§ Aim of the exercise:
Exactly the lines from the start of the data below through the line that contains "for (let y = firstYear;" are to be copied, with pictures left out.

§ Information supplied:
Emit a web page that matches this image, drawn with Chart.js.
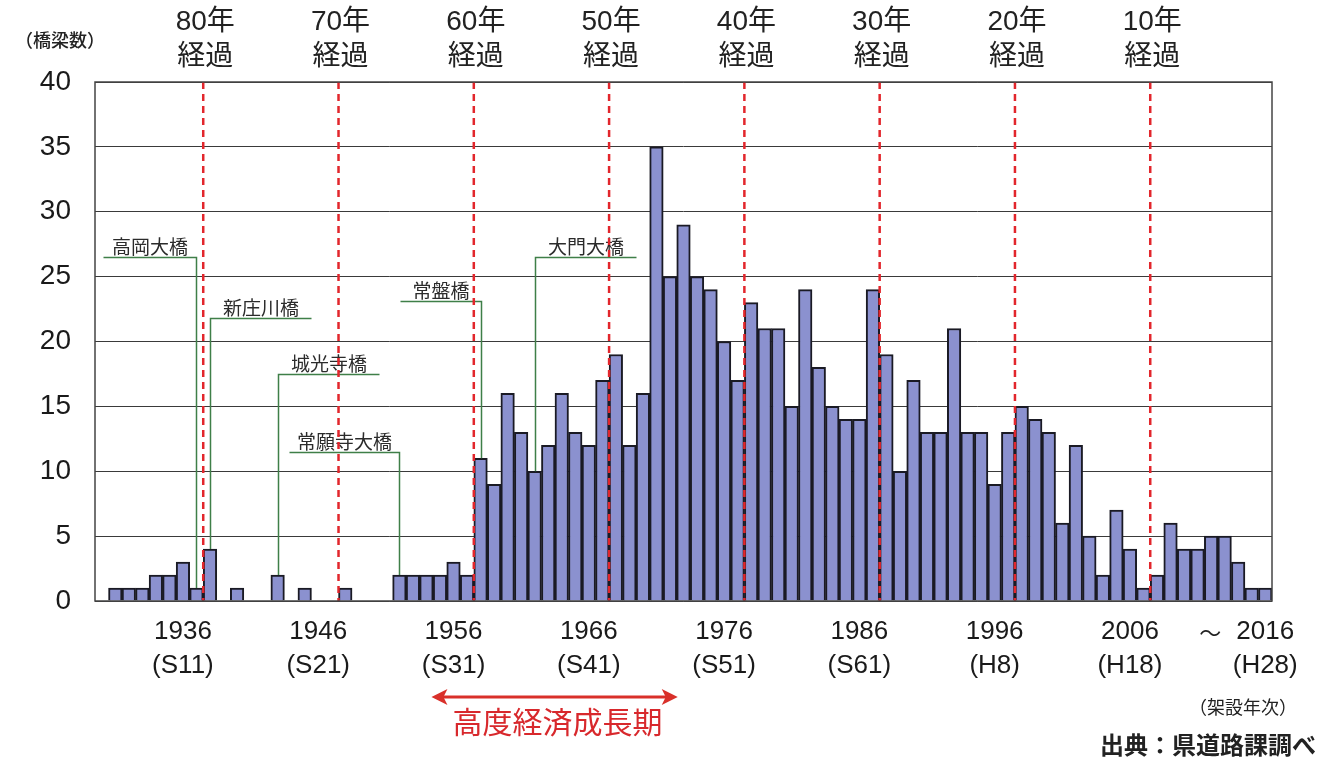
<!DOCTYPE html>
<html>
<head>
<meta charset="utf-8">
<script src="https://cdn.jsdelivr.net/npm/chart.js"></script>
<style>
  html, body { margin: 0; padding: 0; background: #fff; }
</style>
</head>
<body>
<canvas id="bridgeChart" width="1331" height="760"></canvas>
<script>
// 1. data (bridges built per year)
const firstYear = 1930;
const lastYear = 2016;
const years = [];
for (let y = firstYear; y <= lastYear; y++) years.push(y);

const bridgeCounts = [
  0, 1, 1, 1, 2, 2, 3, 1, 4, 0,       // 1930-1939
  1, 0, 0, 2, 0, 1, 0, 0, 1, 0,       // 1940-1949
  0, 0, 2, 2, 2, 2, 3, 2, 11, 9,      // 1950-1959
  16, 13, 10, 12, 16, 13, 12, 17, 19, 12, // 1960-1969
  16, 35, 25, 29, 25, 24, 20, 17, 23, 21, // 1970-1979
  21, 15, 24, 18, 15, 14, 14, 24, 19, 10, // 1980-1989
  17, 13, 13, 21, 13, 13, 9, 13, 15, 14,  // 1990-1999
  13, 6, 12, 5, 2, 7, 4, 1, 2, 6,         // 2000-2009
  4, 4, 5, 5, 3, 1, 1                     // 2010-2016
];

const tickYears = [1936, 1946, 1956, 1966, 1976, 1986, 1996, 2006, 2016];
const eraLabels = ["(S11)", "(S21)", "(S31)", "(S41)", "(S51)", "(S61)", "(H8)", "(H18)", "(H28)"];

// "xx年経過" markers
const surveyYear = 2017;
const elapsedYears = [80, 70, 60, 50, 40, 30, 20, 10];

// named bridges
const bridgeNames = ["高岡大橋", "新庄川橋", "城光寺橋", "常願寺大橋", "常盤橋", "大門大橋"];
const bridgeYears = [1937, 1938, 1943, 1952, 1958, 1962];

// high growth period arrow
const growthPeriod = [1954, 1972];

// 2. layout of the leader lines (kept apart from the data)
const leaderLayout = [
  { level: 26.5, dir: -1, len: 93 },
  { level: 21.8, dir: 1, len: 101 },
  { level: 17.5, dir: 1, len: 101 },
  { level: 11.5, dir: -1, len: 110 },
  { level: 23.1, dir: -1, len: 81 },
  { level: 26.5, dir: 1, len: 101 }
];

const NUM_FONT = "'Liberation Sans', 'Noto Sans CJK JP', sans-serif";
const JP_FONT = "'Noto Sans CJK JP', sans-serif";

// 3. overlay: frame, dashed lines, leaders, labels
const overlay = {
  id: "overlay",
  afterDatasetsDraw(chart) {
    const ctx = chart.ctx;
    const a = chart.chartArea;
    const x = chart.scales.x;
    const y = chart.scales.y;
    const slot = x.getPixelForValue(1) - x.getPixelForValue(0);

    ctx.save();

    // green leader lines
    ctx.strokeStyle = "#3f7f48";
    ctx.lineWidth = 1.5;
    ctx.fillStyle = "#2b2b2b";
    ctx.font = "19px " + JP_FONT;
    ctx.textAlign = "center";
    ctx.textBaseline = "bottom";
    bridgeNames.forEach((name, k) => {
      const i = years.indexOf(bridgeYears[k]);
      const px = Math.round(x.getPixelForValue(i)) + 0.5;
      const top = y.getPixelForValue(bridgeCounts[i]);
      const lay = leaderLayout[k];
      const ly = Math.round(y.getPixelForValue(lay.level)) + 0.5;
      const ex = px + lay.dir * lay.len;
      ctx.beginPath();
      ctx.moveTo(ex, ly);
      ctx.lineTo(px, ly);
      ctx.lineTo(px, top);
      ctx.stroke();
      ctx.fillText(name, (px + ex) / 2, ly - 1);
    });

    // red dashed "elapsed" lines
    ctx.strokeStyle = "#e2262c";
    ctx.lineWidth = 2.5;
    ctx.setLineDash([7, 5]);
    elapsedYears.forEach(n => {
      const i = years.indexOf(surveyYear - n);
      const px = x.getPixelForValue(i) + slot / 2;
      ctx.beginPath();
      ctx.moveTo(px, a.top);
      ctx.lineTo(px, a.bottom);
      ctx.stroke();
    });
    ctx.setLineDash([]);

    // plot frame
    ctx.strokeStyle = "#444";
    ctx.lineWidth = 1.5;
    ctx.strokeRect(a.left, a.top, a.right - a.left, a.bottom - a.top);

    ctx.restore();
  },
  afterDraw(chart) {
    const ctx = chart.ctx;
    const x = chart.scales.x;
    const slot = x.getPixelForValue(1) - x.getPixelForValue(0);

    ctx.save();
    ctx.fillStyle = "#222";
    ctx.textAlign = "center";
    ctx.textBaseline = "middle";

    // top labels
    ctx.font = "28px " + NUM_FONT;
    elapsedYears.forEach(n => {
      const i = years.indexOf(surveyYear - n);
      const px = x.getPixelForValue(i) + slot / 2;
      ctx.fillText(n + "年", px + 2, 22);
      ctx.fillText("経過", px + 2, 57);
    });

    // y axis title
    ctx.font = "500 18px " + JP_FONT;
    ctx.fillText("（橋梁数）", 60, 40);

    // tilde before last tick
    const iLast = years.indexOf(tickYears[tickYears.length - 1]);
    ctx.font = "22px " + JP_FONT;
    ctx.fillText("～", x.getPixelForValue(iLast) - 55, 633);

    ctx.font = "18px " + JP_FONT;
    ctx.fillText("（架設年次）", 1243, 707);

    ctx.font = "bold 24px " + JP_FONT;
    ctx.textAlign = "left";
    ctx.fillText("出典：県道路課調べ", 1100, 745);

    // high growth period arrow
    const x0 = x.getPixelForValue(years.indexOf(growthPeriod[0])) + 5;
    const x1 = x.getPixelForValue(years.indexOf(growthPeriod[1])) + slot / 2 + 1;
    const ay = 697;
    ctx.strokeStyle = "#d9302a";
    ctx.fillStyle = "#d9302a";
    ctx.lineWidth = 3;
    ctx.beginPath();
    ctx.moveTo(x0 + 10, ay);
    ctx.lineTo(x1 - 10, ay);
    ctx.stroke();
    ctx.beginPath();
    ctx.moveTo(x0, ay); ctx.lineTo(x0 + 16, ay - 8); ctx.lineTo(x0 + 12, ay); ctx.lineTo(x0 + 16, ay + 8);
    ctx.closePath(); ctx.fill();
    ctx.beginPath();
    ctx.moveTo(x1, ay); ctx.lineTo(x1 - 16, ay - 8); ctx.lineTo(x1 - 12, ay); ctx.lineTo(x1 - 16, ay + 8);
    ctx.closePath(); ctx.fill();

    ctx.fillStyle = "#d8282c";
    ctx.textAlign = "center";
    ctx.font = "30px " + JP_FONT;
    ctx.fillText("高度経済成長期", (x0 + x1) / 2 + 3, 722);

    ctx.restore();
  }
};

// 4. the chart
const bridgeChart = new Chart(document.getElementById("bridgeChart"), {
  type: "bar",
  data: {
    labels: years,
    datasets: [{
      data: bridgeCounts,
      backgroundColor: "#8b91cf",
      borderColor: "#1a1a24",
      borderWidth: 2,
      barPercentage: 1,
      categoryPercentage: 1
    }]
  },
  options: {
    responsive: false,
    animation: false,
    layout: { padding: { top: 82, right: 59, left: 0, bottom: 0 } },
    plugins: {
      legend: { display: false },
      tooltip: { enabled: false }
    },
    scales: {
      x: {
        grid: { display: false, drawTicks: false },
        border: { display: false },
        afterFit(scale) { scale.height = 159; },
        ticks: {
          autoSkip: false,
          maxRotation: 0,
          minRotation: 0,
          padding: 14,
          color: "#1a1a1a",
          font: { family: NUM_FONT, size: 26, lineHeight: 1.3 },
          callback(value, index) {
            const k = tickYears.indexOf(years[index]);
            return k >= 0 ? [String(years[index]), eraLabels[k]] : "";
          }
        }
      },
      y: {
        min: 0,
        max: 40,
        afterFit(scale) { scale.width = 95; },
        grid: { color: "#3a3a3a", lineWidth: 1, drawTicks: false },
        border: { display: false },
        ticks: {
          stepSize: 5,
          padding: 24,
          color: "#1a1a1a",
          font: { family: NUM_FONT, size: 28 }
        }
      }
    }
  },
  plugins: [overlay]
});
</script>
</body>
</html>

§ Task solution:
Emit a web page that matches this image, drawn with Chart.js.
<!DOCTYPE html>
<html>
<head>
<meta charset="utf-8">
<script src="https://cdn.jsdelivr.net/npm/chart.js"></script>
<style>
  html, body { margin: 0; padding: 0; background: #fff; }
</style>
</head>
<body>
<canvas id="bridgeChart" width="1331" height="760"></canvas>
<script>
// 1. data (bridges built per year)
const firstYear = 1930;
const lastYear = 2016;
const years = [];
for (let y = firstYear; y <= lastYear; y++) years.push(y);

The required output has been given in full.